I’ve got three:

1 ) Wash the car. A lot. Snow is generally white, and clean, and beautiful as it falls from the sky. Within seconds it gets dark and nasty on the road with exhaust, tires and road grime and within hours your car is covered in dull grey sticky grime. When I used to do a long daily commute for work (~75-80 miles each way), I demanded that my car got washed every day so I could see out my windows and my lights were bright and useful instead of a dull, useless glow.

2) Check your tire pressures. And run plenty of it. Even though it’s always cold in northern New England in the winter months, swings of 40 degrees between 20 degree days and sub-10 below nights mean a difference of roughly 5 pounds of pressure under the best of conditions. I have good luck running max pressure right at freezing temperatures and absolutely making sure pressures are even side-to-side. This is important if you run all-season tires, but especially with the stiff sidewalls of snow tires because they’ll look fine at rest but flex at speeds while turning when you can least afford it.

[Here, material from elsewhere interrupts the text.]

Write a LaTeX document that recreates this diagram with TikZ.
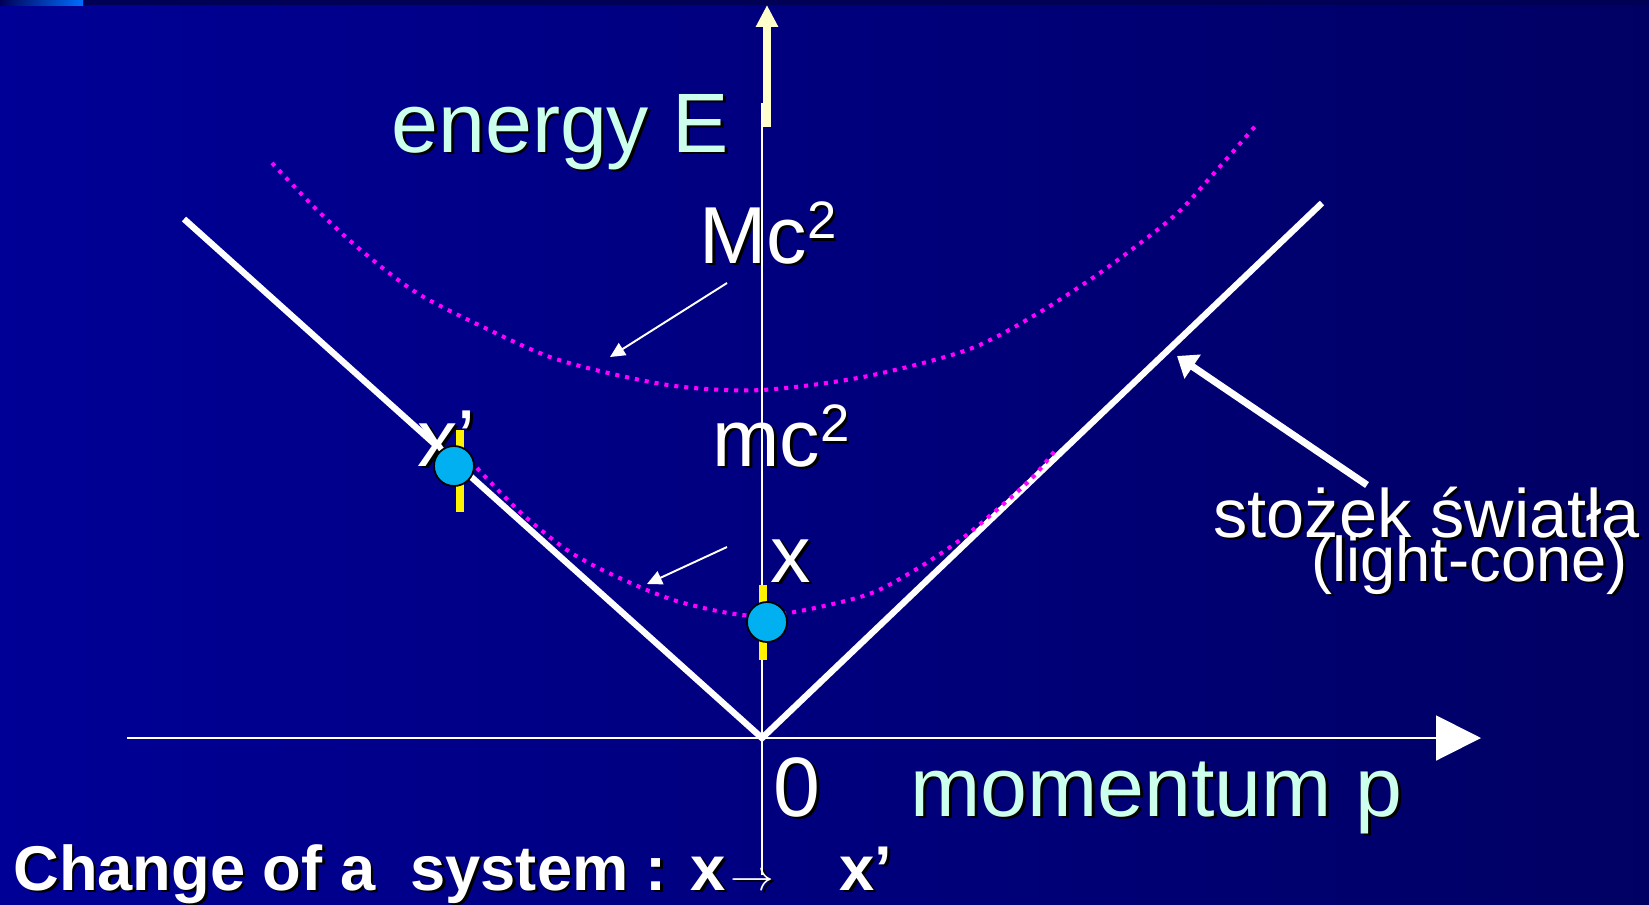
\documentclass[tikz,border=0pt]{standalone}
\usepackage{fontspec}
\setmainfont{Liberation Sans}
\usetikzlibrary{arrows.meta}

\definecolor{bgleft}{RGB}{0,0,150}
\definecolor{bgright}{RGB}{0,0,100}
\definecolor{bgtop}{RGB}{0,0,85}
\definecolor{stripblue}{RGB}{0,110,255}
\definecolor{axiscyan}{RGB}{204,255,236}
\definecolor{cream}{RGB}{255,255,204}
\definecolor{shellmagenta}{RGB}{255,0,255}
\definecolor{particlecyan}{RGB}{0,176,240}

% text with a small black drop shadow
\newcommand{\shadowed}[1]{\leavevmode\rlap{\kern1.6pt\raisebox{-1.6pt}{\color{black}#1}}#1}
\newcommand{\sqtwo}{\raisebox{14pt}{\fontsize{30}{30}\selectfont 2}}

\begin{document}
\begin{tikzpicture}[x=0.02cm,y=-0.02cm]
\tikzset{
  whitetext/.style={inner sep=0pt,anchor=base west,text=white,font=\fontsize{46}{46}\selectfont},
  axistext/.style={whitetext,text=axiscyan},
  cone/.style={draw=white,line width=3.6pt},
  axisline/.style={draw=white,line width=1.1pt},
  massshell/.style={draw=shellmagenta,line width=2.3pt,dash pattern=on 2.3pt off 3.4pt},
  pointer/.style={draw=white,line width=1.1pt,-{Triangle[length=8.5pt,width=8pt]}},
  particle/.style={circle,draw=black,line width=1pt,fill=particlecyan,minimum size=0.8cm,inner sep=0pt},
  errorbar/.style={draw=yellow,line width=4pt}
}
% background
\fill[left color=bgleft,right color=bgright] (0,0) rectangle (1649,904);
\useasboundingbox (0,0) rectangle (1649,904);
\fill[bgtop] (0,0) rectangle (1649,5);
\fill[left color=bgtop,right color=stripblue] (0,0) rectangle (83,5);

\coordinate (o) at (762,738);
\coordinate (p_start) at (127,738);
\coordinate (p_end) at (1481,738);
\coordinate (e_bottom) at (762,875);
\coordinate (e_top) at (762,103);
\coordinate (e_base) at (767,127);
\coordinate (e_tip) at (767,5);
\coordinate (cone_l) at (184,219);
\coordinate (cone_r) at (1322,203);
\coordinate (Mc_from) at (727,283);
\coordinate (Mc_to) at (610,357);
\coordinate (mc_from) at (727,547);
\coordinate (mc_to) at (647,584);
\coordinate (lc_from) at (1367,485);
\coordinate (lc_to) at (1177,356);

% light cone
\draw[cone] (cone_l) -- (o) -- (cone_r);

% mass shells
\draw[massshell] plot[smooth] coordinates {(272,163) (317,210) (363,252) (417,293) (483,327) (550,357) (617,375) (683,387) (762,390) (863,377) (967,350) (1035,315) (1104,270) (1173,217) (1208,180) (1258,123)};
\draw[massshell] plot[smooth] coordinates {(477,468) (520,512) (567,550) (613,575) (680,602) (762,616) (860,597) (910,573) (960,540) (1000,507) (1033,477) (1057,448)};

% pointers
\draw[pointer] (Mc_from) -- (Mc_to);
\draw[pointer] (mc_from) -- (mc_to);
\draw[draw=white,line width=4pt,-{Triangle[length=10.8pt,width=16pt]}] (lc_from) -- (lc_to);

% labels
\node[axistext,font=\fontsize{48}{48}\selectfont] (t_energy) at (391,152) {\shadowed{energy E}};
\node[whitetext] (t_Mc) at (699,263) {\shadowed{Mc\sqtwo}};
\node[whitetext] (t_mc) at (712,466) {\shadowed{mc\sqtwo}};
\node[whitetext] (t_xp) at (417,466) {\shadowed{x’}};
\node[whitetext] (t_x) at (770,582) {\shadowed{x}};
\node[whitetext,font=\fontsize{48}{48}\selectfont] (t_zero) at (773,816) {\shadowed{0}};
\node[axistext,font=\fontsize{48}{48}\selectfont] (t_momentum) at (910,816) {\shadowed{momentum p}};
\node[whitetext,font=\fontsize{39}{39}\selectfont] (t_cone) at (1213,537) {\shadowed{stożek światła}};
\node[whitetext,font=\fontsize{36}{36}\selectfont] (t_cone_en) at (1311,581) {\shadowed{(light-cone)}};
\node[whitetext,font=\fontsize{36}{36}\selectfont\bfseries] (t_change) at (13,890) {\shadowed{Change of a~~system : x\kern3pt{\fontsize{40}{40}\selectfont$\rightarrow$}\hspace{37pt}x’}};

% axes
\draw[axisline,-{Triangle[length=25.5pt,width=25.5pt]}] (p_start) -- (p_end);
\draw[axisline] (e_bottom) -- (e_top);
\draw[draw=cream,line width=4pt,-{Triangle[length=12.5pt,width=12pt]}] (e_base) -- (e_tip);

% particles
\draw[errorbar] (460,430) -- (460,512);
\draw[errorbar] (763,585) -- (763,660);
\node[particle] (n_xp) at (454,466) {};
\node[particle] (n_x) at (767,622) {};
\end{tikzpicture}
\end{document}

3) Keep your distances. Even if you’re driving well, surprises will happen. Keeping longer distances between you and other drivers give you critical distances to save yourself if something suddenly goes wrong in your car or the others around you.

Wait. Make that four –

4) Clean all the damn snow off the car. Not just the windows, but the roof, hood and rear deck too. Using highway speeds to clean off your car only blocks your windows and is a risk to the drivers around you.